__Exercise materials__
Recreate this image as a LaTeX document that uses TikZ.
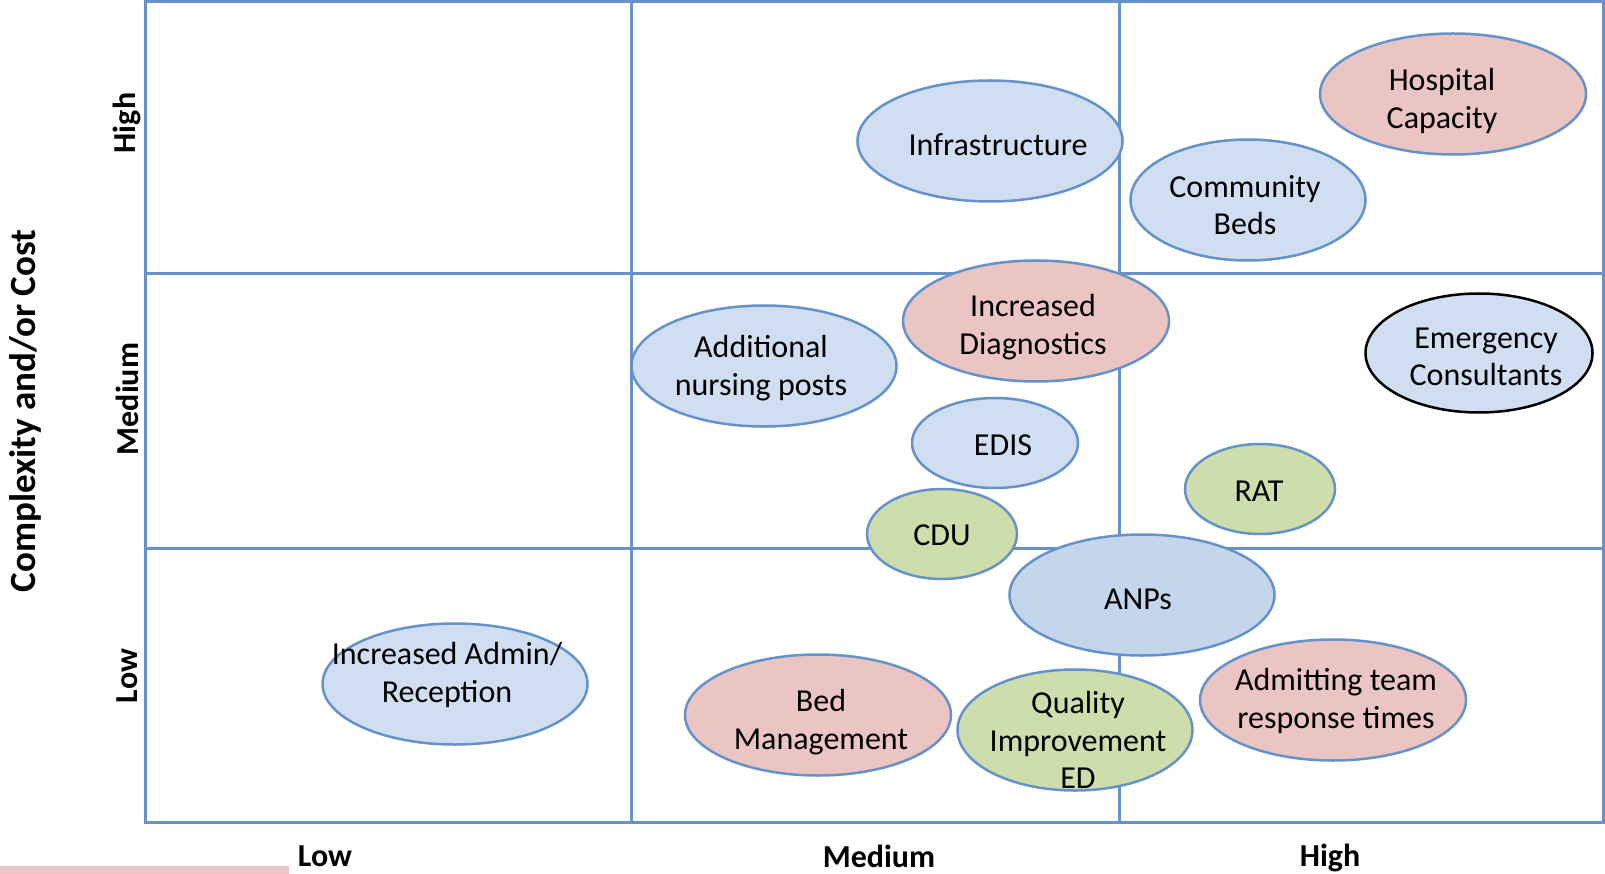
\documentclass[tikz,border=0pt]{standalone}
\usepackage{fontspec}
\setmainfont{Carlito}
\usetikzlibrary{shapes.geometric}
\definecolor{gridblue}{RGB}{101,146,201}
\definecolor{bluefill}{RGB}{207,222,240}
\definecolor{anpfill}{RGB}{196,214,235}
\definecolor{pinkfill}{RGB}{235,196,196}
\definecolor{greenfill}{RGB}{205,221,172}
\tikzstyle{bubble}=[
        ellipse, draw=gridblue, line width=2.5pt, inner sep=0pt
]
\tikzstyle{bubbletext}=[
        align=center, inner sep=0pt, font=\fontsize{32}{37.5}\selectfont
]
\tikzstyle{axislabel}=[
        font=\bfseries\fontsize{32}{38}\selectfont
]

\begin{document}
\begin{tikzpicture}[x=1pt,y=-1pt]
                        \useasboundingbox (0,0) rectangle (1605,874);

                        % grid of the matrix
                        \draw[gridblue, line width=3pt] (145,2) rectangle (1603,822);
                        \draw[gridblue, line width=3pt] (631,2) -- (631,822);
                        \draw[gridblue, line width=3pt] (1119,2) -- (1119,822);
                        \draw[gridblue, line width=3pt] (145,274) -- (1603,274);
                        \draw[gridblue, line width=3pt] (145,548) -- (1603,548);

                        \fill[pinkfill] (0,866) rectangle (289,874);

                        % axis labels
                        \node[axislabel] (xlow) at (325,856) {Low};
                        \node[axislabel] (xmed) at (879,856) {Medium};
                        \node[axislabel] (xhigh) at (1330,858) {High};
                        \node[axislabel, rotate=90] (yhigh) at (127,123) {High};
                        \node[axislabel, rotate=90] (ymed) at (127,399) {Medium};
                        \node[axislabel, rotate=90] (ylow) at (127,676) {Low};
                        \node[axislabel, font=\bfseries\fontsize{37}{44}\selectfont, rotate=90] (ytitle) at (25,411) {Complexity and/or Cost};

                        % bubbles
                        \node[bubble, fill=bluefill, minimum width=265, minimum height=121] (infra) at (990,141) {};
                        \node[bubbletext] (infra-t) at (998,145) {Infrastructure};

                        \node[bubble, fill=pinkfill, minimum width=266, minimum height=121] (hosp) at (1453,94) {};
                        \node[bubbletext] (hosp-t) at (1442,101) {Hospital\\Capacity};

                        \node[bubble, fill=bluefill, minimum width=235, minimum height=121] (comm) at (1248,200) {};
                        \node[bubbletext] (comm-t) at (1245,205) {Community\\Beds};

                        \node[bubble, fill=pinkfill, minimum width=266, minimum height=121] (diag) at (1036,321) {};
                        \node[bubbletext] (diag-t) at (1033,327) {Increased\\Diagnostics};

                        \node[bubble, fill=bluefill, minimum width=265, minimum height=121] (nurse) at (764,366) {};
                        \node[bubbletext] (nurse-t) at (761,368) {Additional\\nursing posts};

                        \node[bubble, draw=black, fill=bluefill, minimum width=227, minimum height=119] (cons) at (1479,353) {};
                        \node[bubbletext] (cons-t) at (1486,357) {Emergency\\Consultants};

                        \node[bubble, fill=bluefill, minimum width=166, minimum height=90] (edis) at (995,443) {};
                        \node[bubbletext] (edis-t) at (1003,445) {EDIS};

                        \node[bubble, fill=greenfill, minimum width=150, minimum height=90] (rat) at (1260,489) {};
                        \node[bubbletext] (rat-t) at (1259,491) {RAT};

                        \node[bubble, fill=greenfill, minimum width=150, minimum height=90] (cdu) at (942,534) {};
                        \node[bubbletext] (cdu-t) at (942,535) {CDU};

                        \node[bubble, fill=anpfill, minimum width=265, minimum height=121] (anp) at (1142,595) {};
                        \node[bubbletext] (anp-t) at (1138,599) {ANPs};

                        \node[bubble, fill=bluefill, minimum width=265, minimum height=121] (admin) at (455,684) {};
                        \node[bubbletext] (admin-t) at (447,675) {Increased Admin/\\Reception};

                        \node[bubble, fill=pinkfill, minimum width=266, minimum height=121] (bed) at (818,715) {};
                        \node[bubbletext] (bed-t) at (821,722) {Bed\\Management};

                        \node[bubble, fill=greenfill, minimum width=235, minimum height=121] (qual) at (1075,730) {};
                        \node[bubbletext] (qual-t) at (1078,740) {Quality\\Improvement\\ED};

                        \node[bubble, fill=pinkfill, minimum width=266, minimum height=121] (admit) at (1333,700) {};
                        \node[bubbletext] (admit-t) at (1336,701) {Admitting team\\response times};

                    \end{tikzpicture}
\end{document}
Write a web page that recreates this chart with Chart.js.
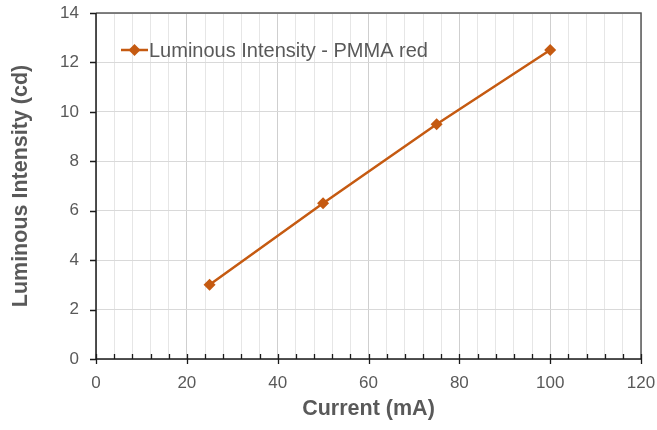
<!DOCTYPE html>
<html>
<head>
<meta charset="utf-8">
<script src="https://cdn.jsdelivr.net/npm/chart.js@4.4.1/dist/chart.umd.min.js"></script>
<style>
  html, body { margin: 0; padding: 0; background: #ffffff; }
  #wrap { width: 657px; height: 430px; position: relative; }
</style>
</head>
<body>
<div id="wrap"><canvas id="c" width="657" height="430"></canvas></div>
<script>
// Measured LED output versus drive current
const currents = [25, 50, 75, 100];             // mA
const intensities = [3.0, 6.3, 9.5, 12.5];      // cd
const seriesLabel = 'Luminous Intensity - PMMA red';
const xTitle = 'Current (mA)';
const yTitle = 'Luminous Intensity (cd)';

const LINE = '#C55A11';
const TEXT = '#595959';
const FONT = "'Liberation Sans', Arial, sans-serif";

const points = currents.map((x, i) => ({ x: x, y: intensities[i] }));

// Frame, axis lines and tick marks drawn from the scales
const framePlugin = {
  id: 'frame',
  beforeDatasetsDraw(chart) {
    const { ctx, chartArea: a, scales } = chart;
    const xs = scales.x, ys = scales.y;
    ctx.save();
    // top/right border
    ctx.strokeStyle = '#595959';
    ctx.lineWidth = 1.5;
    ctx.beginPath();
    ctx.moveTo(a.left, a.top);
    ctx.lineTo(a.right, a.top);
    ctx.lineTo(a.right, a.bottom);
    ctx.stroke();
    // axis lines
    ctx.strokeStyle = '#1a1a1a';
    ctx.lineWidth = 1.5;
    ctx.beginPath();
    ctx.moveTo(a.left, a.top);
    ctx.lineTo(a.left, a.bottom);
    ctx.lineTo(a.right, a.bottom);
    ctx.stroke();
    // x ticks: minor inward, major crossing
    ctx.lineWidth = 1.3;
    ctx.beginPath();
    for (let v = 0; v <= 120; v += 4) {
      const px = Math.round(xs.getPixelForValue(v)) + 0.5;
      const major = v % 20 === 0;
      ctx.moveTo(px, a.bottom - 5);
      ctx.lineTo(px, a.bottom + (major ? 5 : 0));
    }
    // y ticks: outward
    for (let v = 0; v <= 14; v += 2) {
      const py = Math.round(ys.getPixelForValue(v)) + 0.5;
      ctx.moveTo(a.left - 6, py);
      ctx.lineTo(a.left, py);
    }
    ctx.stroke();
    ctx.restore();
  },
  afterDraw(chart) {
    // in-plot legend entry
    const { ctx, chartArea: a } = chart;
    const ds = chart.data.datasets[0];
    const y = a.top + 37;
    const x0 = a.left + 25;
    ctx.save();
    ctx.strokeStyle = ds.borderColor;
    ctx.lineWidth = 2.5;
    ctx.beginPath();
    ctx.moveTo(x0, y);
    ctx.lineTo(x0 + 27, y);
    ctx.stroke();
    ctx.fillStyle = ds.backgroundColor;
    const r = 6;
    const cx = x0 + 13.5;
    ctx.beginPath();
    ctx.moveTo(cx, y - r);
    ctx.lineTo(cx + r, y);
    ctx.lineTo(cx, y + r);
    ctx.lineTo(cx - r, y);
    ctx.closePath();
    ctx.fill();
    ctx.fillStyle = TEXT;
    ctx.font = '20px ' + FONT;
    ctx.textBaseline = 'middle';
    ctx.textAlign = 'left';
    ctx.fillText(ds.label, x0 + 28, y + 1);
    ctx.restore();
  }
};

new Chart(document.getElementById('c'), {
  type: 'line',
  data: {
    datasets: [{
      label: seriesLabel,
      data: points,
      borderColor: LINE,
      backgroundColor: LINE,
      borderWidth: 2.5,
      pointStyle: 'rectRot',
      pointRadius: 6,
      pointHoverRadius: 6,
      pointBackgroundColor: LINE,
      pointBorderColor: LINE,
      pointBorderWidth: 0,
      tension: 0
    }]
  },
  options: {
    responsive: false,
    animation: false,
    devicePixelRatio: 1,
    layout: { padding: { top: 13, right: 16, left: 0, bottom: 0 } },
    plugins: {
      legend: { display: false },
      tooltip: { enabled: false }
    },
    scales: {
      x: {
        type: 'linear',
        min: 0,
        max: 120,
        afterFit(s) { s.height = 71; s.paddingLeft = 0; s.paddingRight = 0; },
        border: { display: false },
        grid: {
          drawTicks: false,
          color: (c) => (c.tick && c.tick.value % 20 === 0) ? '#cfcfcf' : '#e6e6e6',
          lineWidth: 1
        },
        ticks: {
          stepSize: 4,
          autoSkip: false,
          maxRotation: 0,
          padding: 14,
          color: TEXT,
          font: { family: FONT, size: 17 },
          callback: (v) => (v % 20 === 0 ? String(v) : '')
        },
        title: {
          display: true,
          text: xTitle,
          color: TEXT,
          font: { family: FONT, size: 21.5, weight: 'bold' },
          padding: { top: 4, bottom: 8 }
        }
      },
      y: {
        type: 'linear',
        min: 0,
        max: 14,
        afterFit(s) { s.width = 96; s.paddingTop = 0; s.paddingBottom = 0; },
        border: { display: false },
        grid: { drawTicks: false, color: '#d9d9d9', lineWidth: 1 },
        ticks: {
          stepSize: 2,
          padding: 17,
          color: TEXT,
          font: { family: FONT, size: 17 }
        },
        title: {
          display: true,
          text: yTitle,
          color: TEXT,
          font: { family: FONT, size: 21.5, weight: 'bold' },
          padding: { top: 8, bottom: 0 }
        }
      }
    }
  },
  plugins: [framePlugin]
});
</script>
</body>
</html>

__Goal of the exercise__
Every line from the one containing "Write a web" to the one containing "const points = currents.map((x, i)" should be output exactly, both ends included. Nothing else goes in, and no pictures either.

__Task solution__
Write a web page that recreates this chart with Chart.js.
<!DOCTYPE html>
<html>
<head>
<meta charset="utf-8">
<script src="https://cdn.jsdelivr.net/npm/chart.js@4.4.1/dist/chart.umd.min.js"></script>
<style>
  html, body { margin: 0; padding: 0; background: #ffffff; }
  #wrap { width: 657px; height: 430px; position: relative; }
</style>
</head>
<body>
<div id="wrap"><canvas id="c" width="657" height="430"></canvas></div>
<script>
// Measured LED output versus drive current
const currents = [25, 50, 75, 100];             // mA
const intensities = [3.0, 6.3, 9.5, 12.5];      // cd
const seriesLabel = 'Luminous Intensity - PMMA red';
const xTitle = 'Current (mA)';
const yTitle = 'Luminous Intensity (cd)';

const LINE = '#C55A11';
const TEXT = '#595959';
const FONT = "'Liberation Sans', Arial, sans-serif";

const points = currents.map((x, i) => ({ x: x, y: intensities[i] }));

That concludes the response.